Daniel Robinson(daniel.p.robinson***at***jhu.edu)
Rachael Tappenden(rtappen1***at***jhu.edu)

Abstract: We present a flexible Alternating Direction Method of Multipliers (F-ADMM) algorithm for solving optimization problems involving a strongly convex objective function that is separable into $n \geq 2$ blocks, subject to (non-separable) linear equality constraints. The F-ADMM algorithm uses a \emph{Gauss-Seidel} scheme to update blocks of variables, and a regularization term is added to each of the subproblems arising within F-ADMM. We prove, under common assumptions, that F-ADMM is globally convergent. We also present a special case of F-ADMM that is \emph{partially parallelizable}, which makes it attractive in a big data setting. In particular, we partition the data into groups, so that each group consists of multiple blocks of variables.
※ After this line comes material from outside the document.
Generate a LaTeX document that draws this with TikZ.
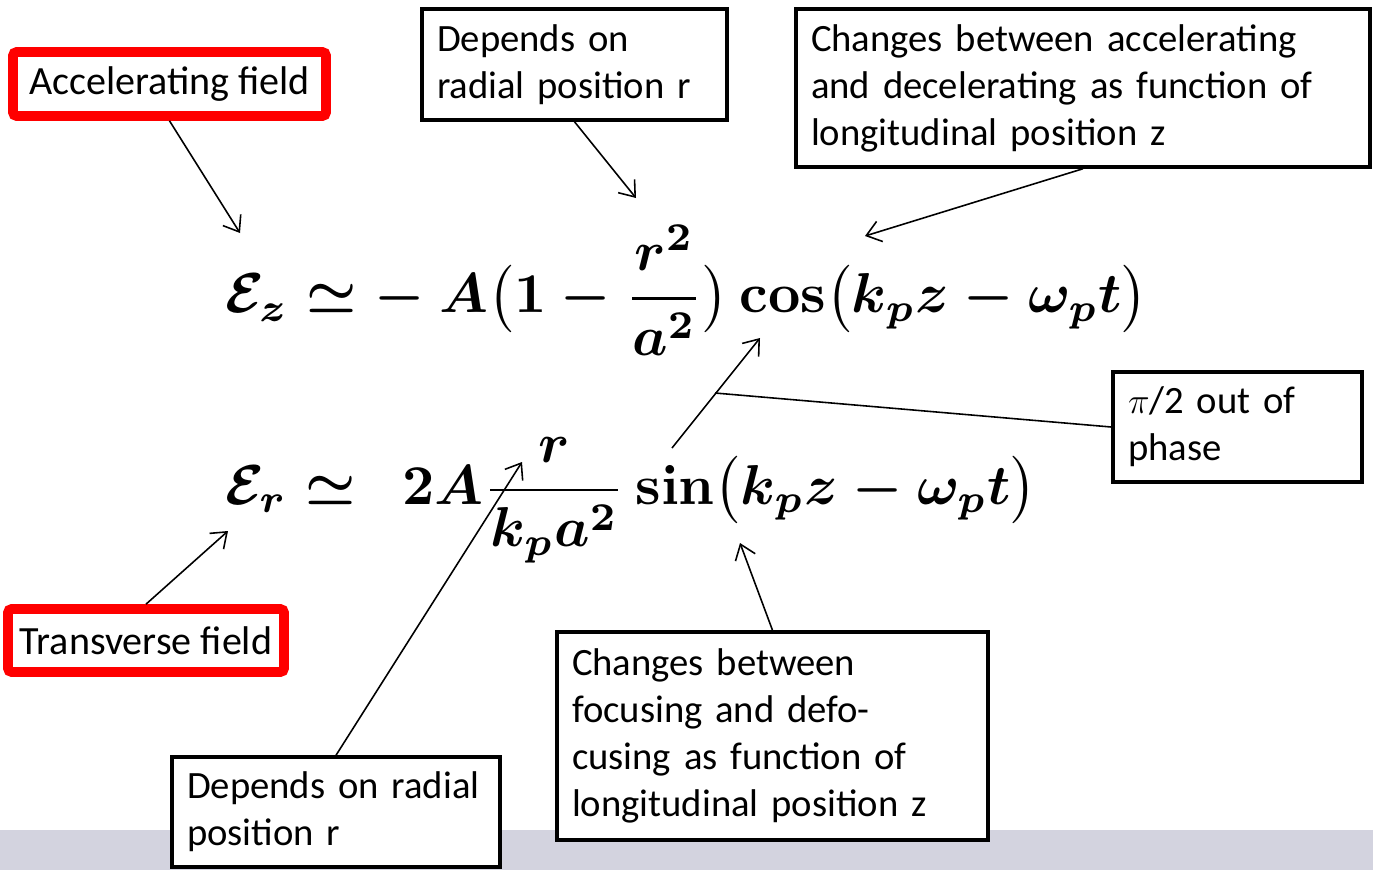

By applying F-ADMM to this partitioning of the data, and using a specific regularization matrix, we obtain a hybrid ADMM (H-ADMM) algorithm: the grouped data is updated in a Gauss-Seidel fashion, and the blocks within each group are updated in a Jacobi manner. Convergence of H-ADMM follows directly from the convergence properties of F-ADMM. Also, a special case of H-ADMM can be applied to functions that are convex, rather than strongly convex. We present numerical experiments to demonstrate the practical advantages of this algorithm.

Keywords: Alternating Direction Method of Multipliers; convex optimization; Gauss-Seidel; Jacobi; regularization; separable function

Category 1: Convex and Nonsmooth Optimization (Convex Optimization )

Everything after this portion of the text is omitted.